Основной сценой, символизирующей проблему исторического выбора России, следует считать собрание у постели Раскольникова (ч. 2, гл. 5). Достоевский тщательно выстраивает мизансцену: на диване лежит Раскольников, а перед ним развёртывается спор Разумихина, видящего причину всех бед России в петровских реформах («Мы чуть не двести лет как от всякого дела отучены…» [6; 115]), и Лужина, радующегося тому, что, благодаря новым преобразованиям, «мы безвозвратно отрезали себя от прошедшего» [6; 115]. Между ними – неподвижная, инертная, «обломовская» масса – доктор Зосимов. Ни славянофильство Разумихина, ни западничество Лужина, ни «перинное начало» Зосимова не приемлемы для Раскольникова. Он открыто смеётся над Зосимовым, однозначно отвергает Лужина и желает отделаться от навязчиво-добродетельного Разумихина, который, хотя и искренно желает Раскольникову добра, но очевидно не знает, в чём оно.

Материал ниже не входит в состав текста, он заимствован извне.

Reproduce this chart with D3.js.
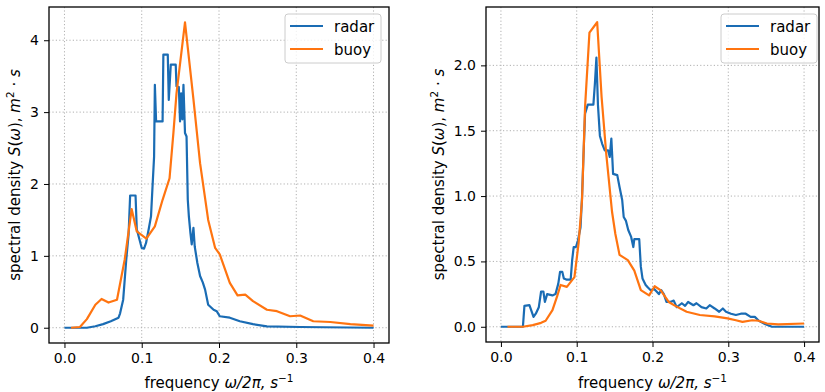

Достоевский предрекает России иной путь. Она, заразившись идеями и идейками, вольно или невольно залетающими в Россию через окно, двести лет назад прорубленное Петром I, искусится мечтой о скором социальном рае и предаст Христа за земное владение. Это так же неизбежно, как и преступление Раскольникова, – в России «коммунизм наверно будет и восторжествует» [24; 113]. Сама тяжело заболев нигилизмом и атеизмом, она распространит заразу вокруг себя: «Весь мир осуждён в жертву какой-то страшной, неслыханной и невиданной моровой язве, идущей из глубины Азии на Европу» [6; 419]. Скоро явятся «необыкновенные» люди, уверенные, что они знают путь ко всеобщему счастью, и на этом пути они «разрешат своей совести перешагнуть через кровь» разного рода «процентщиков» и угнетаемых ими кротких и безответных «лизавет».